__DATASET CONTENT__
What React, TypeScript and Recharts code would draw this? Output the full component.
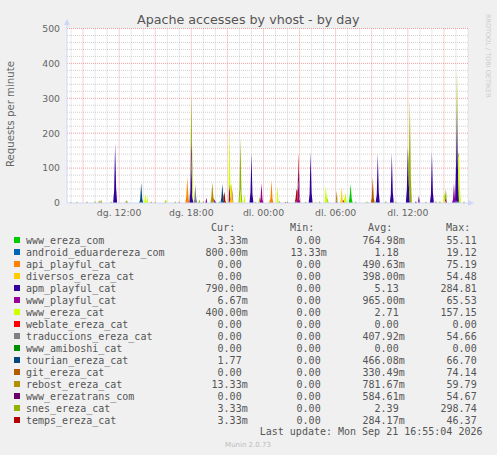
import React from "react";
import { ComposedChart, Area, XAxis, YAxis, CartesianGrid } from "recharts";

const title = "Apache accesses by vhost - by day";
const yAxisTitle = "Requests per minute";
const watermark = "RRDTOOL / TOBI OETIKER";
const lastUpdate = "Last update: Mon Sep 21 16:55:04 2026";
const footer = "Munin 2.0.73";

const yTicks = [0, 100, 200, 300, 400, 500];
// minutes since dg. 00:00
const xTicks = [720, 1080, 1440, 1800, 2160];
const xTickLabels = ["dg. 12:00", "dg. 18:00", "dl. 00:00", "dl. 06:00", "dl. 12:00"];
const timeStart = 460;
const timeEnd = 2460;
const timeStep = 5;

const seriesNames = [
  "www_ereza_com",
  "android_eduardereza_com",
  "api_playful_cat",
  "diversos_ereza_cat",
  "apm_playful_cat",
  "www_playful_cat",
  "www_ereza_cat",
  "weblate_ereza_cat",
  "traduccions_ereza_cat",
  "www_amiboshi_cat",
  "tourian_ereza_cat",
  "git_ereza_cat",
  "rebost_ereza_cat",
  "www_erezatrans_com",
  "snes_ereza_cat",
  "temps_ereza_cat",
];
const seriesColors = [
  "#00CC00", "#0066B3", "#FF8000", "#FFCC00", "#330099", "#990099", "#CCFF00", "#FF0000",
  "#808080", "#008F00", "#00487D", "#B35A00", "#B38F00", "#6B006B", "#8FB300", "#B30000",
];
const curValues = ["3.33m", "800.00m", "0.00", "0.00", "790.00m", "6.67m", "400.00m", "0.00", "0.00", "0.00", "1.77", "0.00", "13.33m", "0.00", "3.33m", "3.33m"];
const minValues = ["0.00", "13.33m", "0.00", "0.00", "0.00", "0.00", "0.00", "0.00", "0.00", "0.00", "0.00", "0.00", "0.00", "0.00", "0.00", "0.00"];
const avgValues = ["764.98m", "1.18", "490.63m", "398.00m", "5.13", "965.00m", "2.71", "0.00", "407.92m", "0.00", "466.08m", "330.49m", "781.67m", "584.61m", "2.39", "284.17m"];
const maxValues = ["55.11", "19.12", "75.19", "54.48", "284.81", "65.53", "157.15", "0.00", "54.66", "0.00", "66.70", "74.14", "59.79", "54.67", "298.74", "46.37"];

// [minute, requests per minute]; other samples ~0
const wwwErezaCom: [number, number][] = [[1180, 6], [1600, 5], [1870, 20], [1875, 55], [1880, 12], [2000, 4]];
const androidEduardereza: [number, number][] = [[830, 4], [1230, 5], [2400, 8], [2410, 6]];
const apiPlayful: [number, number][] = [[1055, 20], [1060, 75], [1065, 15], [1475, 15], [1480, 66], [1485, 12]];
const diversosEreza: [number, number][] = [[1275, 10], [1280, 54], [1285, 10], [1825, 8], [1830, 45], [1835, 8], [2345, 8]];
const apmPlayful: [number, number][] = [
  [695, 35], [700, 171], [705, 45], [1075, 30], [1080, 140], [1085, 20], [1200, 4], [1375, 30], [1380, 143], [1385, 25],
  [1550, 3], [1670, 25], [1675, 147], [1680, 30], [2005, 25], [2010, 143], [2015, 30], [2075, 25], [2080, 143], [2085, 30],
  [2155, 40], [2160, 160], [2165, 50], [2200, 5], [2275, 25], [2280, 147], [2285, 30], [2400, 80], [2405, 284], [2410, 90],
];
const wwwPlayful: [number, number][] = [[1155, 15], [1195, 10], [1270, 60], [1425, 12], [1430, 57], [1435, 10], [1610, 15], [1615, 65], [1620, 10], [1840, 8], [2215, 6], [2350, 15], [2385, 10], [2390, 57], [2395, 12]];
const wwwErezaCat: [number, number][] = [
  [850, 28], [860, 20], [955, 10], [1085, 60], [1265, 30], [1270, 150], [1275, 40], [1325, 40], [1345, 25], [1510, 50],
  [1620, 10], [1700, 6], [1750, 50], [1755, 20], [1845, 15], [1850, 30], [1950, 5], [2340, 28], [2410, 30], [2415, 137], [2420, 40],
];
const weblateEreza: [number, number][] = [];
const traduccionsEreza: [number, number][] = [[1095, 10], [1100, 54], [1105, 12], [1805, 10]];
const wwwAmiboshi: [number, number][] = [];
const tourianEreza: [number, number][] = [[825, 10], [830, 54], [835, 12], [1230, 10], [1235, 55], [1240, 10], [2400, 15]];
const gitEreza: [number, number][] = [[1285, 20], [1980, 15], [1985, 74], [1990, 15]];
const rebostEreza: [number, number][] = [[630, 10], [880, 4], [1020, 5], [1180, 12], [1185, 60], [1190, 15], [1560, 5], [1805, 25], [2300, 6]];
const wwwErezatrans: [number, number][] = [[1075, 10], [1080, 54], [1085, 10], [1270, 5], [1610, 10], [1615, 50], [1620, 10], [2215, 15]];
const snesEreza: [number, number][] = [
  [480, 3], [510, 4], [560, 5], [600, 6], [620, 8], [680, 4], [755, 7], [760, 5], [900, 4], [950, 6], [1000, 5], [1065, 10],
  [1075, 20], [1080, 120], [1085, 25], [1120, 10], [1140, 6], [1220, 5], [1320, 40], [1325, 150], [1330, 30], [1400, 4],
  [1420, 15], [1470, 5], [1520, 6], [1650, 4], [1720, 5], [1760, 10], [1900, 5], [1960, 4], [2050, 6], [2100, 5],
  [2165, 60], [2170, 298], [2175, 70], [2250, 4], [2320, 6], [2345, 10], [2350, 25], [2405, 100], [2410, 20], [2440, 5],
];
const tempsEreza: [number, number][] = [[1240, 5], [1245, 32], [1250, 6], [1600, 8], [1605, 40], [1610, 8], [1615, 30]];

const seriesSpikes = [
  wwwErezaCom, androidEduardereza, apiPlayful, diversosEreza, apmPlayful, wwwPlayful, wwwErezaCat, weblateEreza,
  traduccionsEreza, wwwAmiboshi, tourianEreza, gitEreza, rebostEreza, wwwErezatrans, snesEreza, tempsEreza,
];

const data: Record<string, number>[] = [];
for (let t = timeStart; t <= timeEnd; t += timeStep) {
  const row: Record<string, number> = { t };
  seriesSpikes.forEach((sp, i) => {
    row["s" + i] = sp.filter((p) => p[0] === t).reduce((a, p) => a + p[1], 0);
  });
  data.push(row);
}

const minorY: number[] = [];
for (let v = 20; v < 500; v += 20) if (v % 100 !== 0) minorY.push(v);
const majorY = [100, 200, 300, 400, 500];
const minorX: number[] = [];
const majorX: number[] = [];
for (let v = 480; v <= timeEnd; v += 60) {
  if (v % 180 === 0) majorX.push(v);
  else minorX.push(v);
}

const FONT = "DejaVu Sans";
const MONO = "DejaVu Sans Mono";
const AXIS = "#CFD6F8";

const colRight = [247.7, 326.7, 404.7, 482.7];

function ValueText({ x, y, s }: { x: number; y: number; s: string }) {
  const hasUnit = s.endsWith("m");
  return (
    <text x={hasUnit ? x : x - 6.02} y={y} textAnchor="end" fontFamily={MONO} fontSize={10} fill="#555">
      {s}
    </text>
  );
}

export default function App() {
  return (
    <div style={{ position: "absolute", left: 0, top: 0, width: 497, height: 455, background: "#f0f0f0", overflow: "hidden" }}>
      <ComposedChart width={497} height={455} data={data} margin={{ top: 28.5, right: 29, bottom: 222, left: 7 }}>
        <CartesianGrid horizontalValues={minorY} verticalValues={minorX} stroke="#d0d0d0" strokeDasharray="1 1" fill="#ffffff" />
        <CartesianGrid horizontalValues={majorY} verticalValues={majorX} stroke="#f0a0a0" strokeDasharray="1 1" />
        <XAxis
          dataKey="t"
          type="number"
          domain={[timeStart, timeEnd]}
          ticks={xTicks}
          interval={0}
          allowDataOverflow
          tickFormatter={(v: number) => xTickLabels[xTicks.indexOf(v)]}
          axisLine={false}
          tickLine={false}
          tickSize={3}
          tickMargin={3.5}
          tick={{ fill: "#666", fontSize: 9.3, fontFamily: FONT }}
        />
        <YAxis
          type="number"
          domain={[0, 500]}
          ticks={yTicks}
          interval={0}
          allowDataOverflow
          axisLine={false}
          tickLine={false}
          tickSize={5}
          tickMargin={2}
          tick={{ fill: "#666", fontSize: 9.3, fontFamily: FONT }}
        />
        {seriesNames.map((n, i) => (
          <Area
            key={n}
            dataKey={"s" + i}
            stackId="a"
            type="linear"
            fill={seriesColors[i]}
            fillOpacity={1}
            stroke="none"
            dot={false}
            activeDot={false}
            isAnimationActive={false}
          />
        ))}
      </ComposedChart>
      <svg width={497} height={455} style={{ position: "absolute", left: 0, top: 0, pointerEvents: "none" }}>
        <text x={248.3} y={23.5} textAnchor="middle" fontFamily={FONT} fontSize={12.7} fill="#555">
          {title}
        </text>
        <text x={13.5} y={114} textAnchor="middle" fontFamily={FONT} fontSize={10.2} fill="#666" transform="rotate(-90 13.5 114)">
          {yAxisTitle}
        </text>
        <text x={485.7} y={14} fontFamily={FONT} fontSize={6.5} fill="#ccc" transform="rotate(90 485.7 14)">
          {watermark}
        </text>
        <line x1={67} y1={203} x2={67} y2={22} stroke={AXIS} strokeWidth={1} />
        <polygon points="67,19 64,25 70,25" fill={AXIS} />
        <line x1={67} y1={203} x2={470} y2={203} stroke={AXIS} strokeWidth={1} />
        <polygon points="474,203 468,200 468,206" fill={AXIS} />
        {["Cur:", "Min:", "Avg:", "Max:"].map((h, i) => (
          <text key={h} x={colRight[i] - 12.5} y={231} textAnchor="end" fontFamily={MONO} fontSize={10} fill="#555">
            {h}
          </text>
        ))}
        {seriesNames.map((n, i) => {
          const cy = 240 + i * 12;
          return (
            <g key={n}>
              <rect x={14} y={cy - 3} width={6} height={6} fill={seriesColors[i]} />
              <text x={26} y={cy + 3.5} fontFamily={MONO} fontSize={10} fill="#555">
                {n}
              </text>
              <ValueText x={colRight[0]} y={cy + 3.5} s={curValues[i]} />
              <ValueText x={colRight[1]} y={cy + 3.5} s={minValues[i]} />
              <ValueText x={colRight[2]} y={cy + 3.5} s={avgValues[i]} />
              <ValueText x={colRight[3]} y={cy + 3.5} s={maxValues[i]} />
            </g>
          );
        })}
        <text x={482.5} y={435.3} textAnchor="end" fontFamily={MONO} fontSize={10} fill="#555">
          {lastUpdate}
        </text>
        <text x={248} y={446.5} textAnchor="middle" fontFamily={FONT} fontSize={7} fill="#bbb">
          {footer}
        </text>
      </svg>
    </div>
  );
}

__AIM OF THE EXERCISE__
Up to and including the line containing "const timeStep = 5;", repeat every line from the start of the data, but none of the pictures.

__SOLUTION TO THIS PROBLEM__
What React, TypeScript and Recharts code would draw this? Output the full component.
import React from "react";
import { ComposedChart, Area, XAxis, YAxis, CartesianGrid } from "recharts";

const title = "Apache accesses by vhost - by day";
const yAxisTitle = "Requests per minute";
const watermark = "RRDTOOL / TOBI OETIKER";
const lastUpdate = "Last update: Mon Sep 21 16:55:04 2026";
const footer = "Munin 2.0.73";

const yTicks = [0, 100, 200, 300, 400, 500];
// minutes since dg. 00:00
const xTicks = [720, 1080, 1440, 1800, 2160];
const xTickLabels = ["dg. 12:00", "dg. 18:00", "dl. 00:00", "dl. 06:00", "dl. 12:00"];
const timeStart = 460;
const timeEnd = 2460;
const timeStep = 5;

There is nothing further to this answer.